Given M digits which are between 1 to 9, Find the number of ways to form N digit number, by repeating one or more given digits such that each of M digits are present in N digit number at least once. Example if M = 3 and N = 4 Answer is 36.
Explanation - let the three digits be 1 2 3 our N = 4, digit number can be 1123, 3211, 1132, ..... repeating 1 similarly repeating 2 and three we will get the total ans.
Since answer is large find the ans % 10000000007. 1 ≤ M ≤ N ≤ 100.

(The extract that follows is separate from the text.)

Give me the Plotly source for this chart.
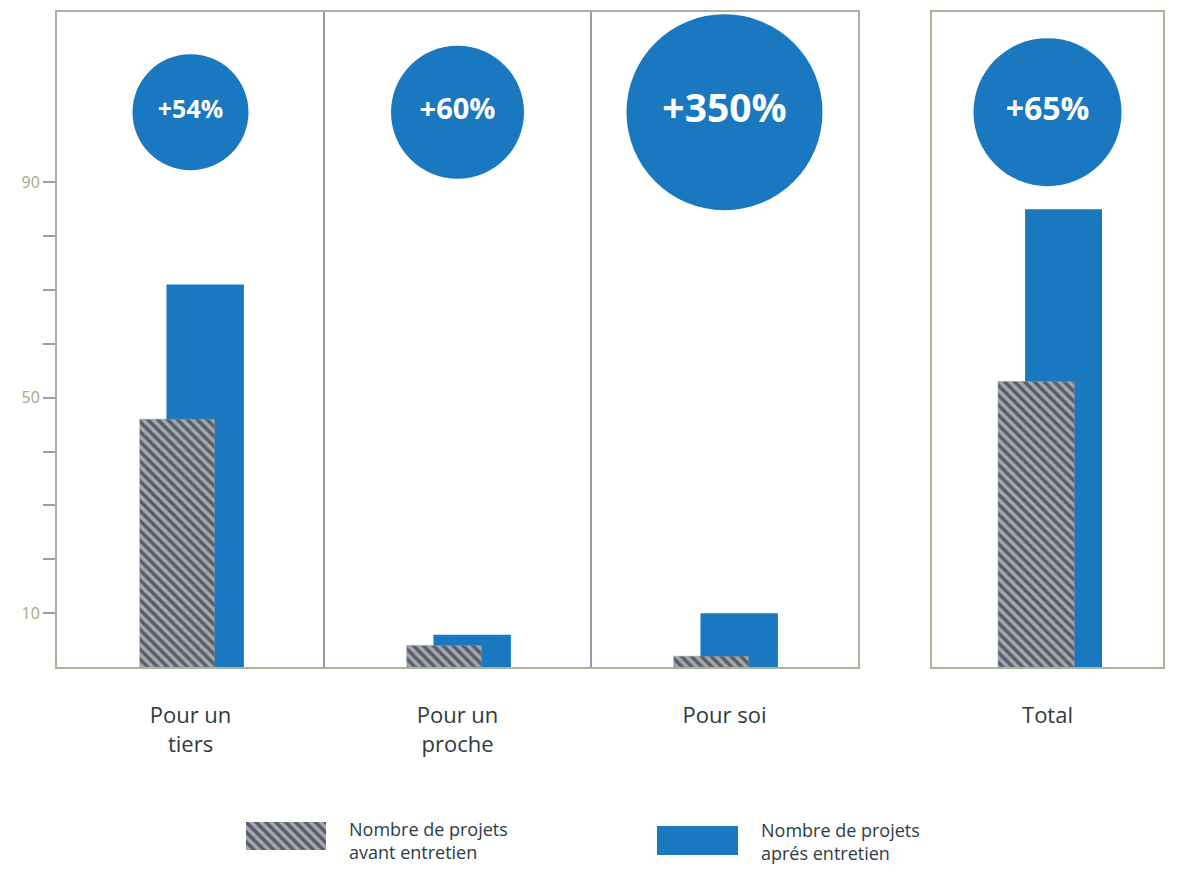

If I understand this correctly it is a familiar problem, equivalent to the problem of counting the number of $N$-letter words from an alphabet of size $M$, with the restriction that each letter is used at least once.
The well-known answer is $M!S(N,M)$, where $S(N,M)$ is the Stirling number of the second kind, counting the number of ways to partition $[N]$ in $M$ parts. You can find references about these Stirling numbers like recursive formulas and generating functions all over the place if you actually need to write a program that produces the answer for concrete values of $M$ and $N$.
Btw, a Java implementation using a simple summation for these Stirling numbers calculates e.g. $S(200,100)$ in a fraction of a second (although it has over 200 digits), so performance cannot be a problem for the values you mention.